Saturday, November 17, 2012

Stringer's Out

Its not quite official, but he sees the writing on the wall.
Scott M. Stringer, the Manhattan borough president, is expected to announce soon that he will not run for mayor next year, but instead vie for city comptroller, according to half a dozen people who have talked to him in recent days.
I'm both pleased and disappointed that Stringer is dropping down to the comptroller's race. I'm pleased because it improves the probability that we'll have a comptroller that actually cares about his job instead of taking cheep potshots at the mayor and the MTA wherever he can find them. I'm disappointed because the mayor's race, the only one that will have any serious profile in the media, has lost the candidate who was far and away the best one on transit issues overall. Stringer uniquely understood the critical need for a fully funded MTA, the importance of complete streets with bike lanes, and was willing to take on the worst rent seekers in the city, the medallion owners.

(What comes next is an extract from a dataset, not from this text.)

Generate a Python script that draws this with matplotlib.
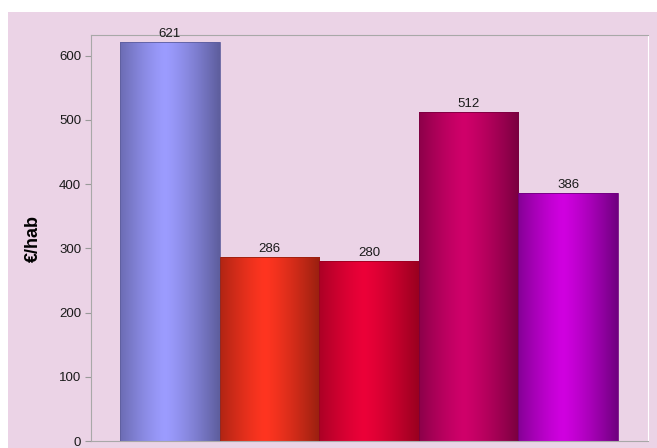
import numpy as np
import matplotlib.pyplot as plt
from matplotlib.patches import Rectangle
from matplotlib.colors import to_rgb

plt.rcParams["font.family"] = ["Liberation Sans", "DejaVu Sans"]

valores = [621, 286, 280, 512, 386]
cores_centro = ["#9c9cff", "#ff3520", "#ec0038", "#d0006a", "#d000e0"]
cores_borda = ["#5e5e9e", "#9a2010", "#9a0020", "#7a0040", "#700080"]
ylim_max = 632
fundo = "#ebd3e6"


def gradiente(c_centro, c_borda, n=64):
    t = np.linspace(0, 1, n)
    # brilho um pouco à esquerda do centro
    d = np.abs(t - 0.45) / 0.55
    d = np.clip(d, 0, 1) ** 1.3
    c0 = np.array(to_rgb(c_centro))
    c1 = np.array(to_rgb(c_borda))
    img = c0[None, :] * (1 - d[:, None]) + c1[None, :] * d[:, None]
    return img[None, :, :]


fig = plt.figure(figsize=(6.57, 4.48), dpi=100, facecolor="white")
fig.patches.append(Rectangle((8 / 657, 0), 1, 1 - 12 / 448,
                             transform=fig.transFigure, facecolor=fundo,
                             edgecolor="none", zorder=-10))

ax = fig.add_axes([91 / 657, 7 / 448, (648 - 91) / 657, (441 - 35) / 448])
ax.set_facecolor(fundo)

for i, v in enumerate(valores):
    x0, x1 = i - 0.5, i + 0.5
    ax.imshow(gradiente(cores_centro[i], cores_borda[i]), extent=(x0, x1, 0, v),
              aspect="auto", zorder=2, interpolation="bilinear")
    ax.add_patch(Rectangle((x0, 0), 1, v, facecolor="none",
                           edgecolor=cores_borda[i], linewidth=0.6, zorder=3))
    ax.text(i, v + 3, str(v), ha="center", va="bottom", fontsize=9.5,
            color="#1a1a1a", zorder=4)

ax.set_xlim(-0.79, 4.80)
ax.set_ylim(0, ylim_max)
ax.set_yticks([0, 100, 200, 300, 400, 500, 600])
ax.set_xticks([2])
ax.set_xticklabels([""])
ax.tick_params(axis="y", colors="#999999", labelcolor="#1a1a1a", length=4,
               labelsize=9.5, pad=3)
ax.tick_params(axis="x", colors="#999999", length=4, direction="in")

for lado in ["left", "top", "bottom"]:
    ax.spines[lado].set_color("#a8a8a8")
ax.spines["right"].set_color("#ffffff")

ax.set_ylabel("€/hab", fontsize=13, fontweight="bold", labelpad=12)

fig.savefig("out.png", dpi=100, facecolor=fig.get_facecolor())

No other candidate was as complete in their advocacy for progressive transit. DeBlasio has shown himself to be in the pocket of the medallion owners, and has morphed from bike lane supporter to bike lane agnostic at best. Liu has shown himself to be a complete hack who will do nothing more then wait for the federal government to make it rain. Quinn says some the right things when talking to a transit audience, but when talking to a general audience she tailors her message almost exclusively around the needs of car owners instead of the vast majority of New Yorkers who use alternative methods to get around.

So who benefits from Stringer dropping out? Conventional analysis says Quinn since Stringer's Upper West Side and liberal Jew coalition overlaps most strongly with Quinn's Manhattan/LGBT/Democrats for Bloomberg coalition. However I think there is a good possibility that DeBlasio comes out ahead. My view of the race is that its going to come down to a two person race between Quinn and a Not-Quinn. People who supported Stringer were probably supporting him as the best Not-Quinn candidate. With Stringer gone, I imagine his supporters will look for another Not-Quinn to back, and only if they conclude Stringer was the only acceptable Not-Quinn will they reluctantly fall into the Quinn camp. The scandal tarred Liu isn't gonna get any support from Stringer's reform minded backers, while Billy Thompson is a complete non-factor. That leaves DeBlasio as the best positioned to pick up Stringer's supporters. While there might be a Park Slope/UWS rivalry in the city, the issues and demographics of the two neighborhoods are similar. DeBlasio clearly understands the issues facing Park Slope, so it isn't a stretch to see him creating a stroller coalition between the two neighborhoods. Quinn might win more of Stringer's support in the end, but I don't think its as automatic as I've seen other publications portraying it.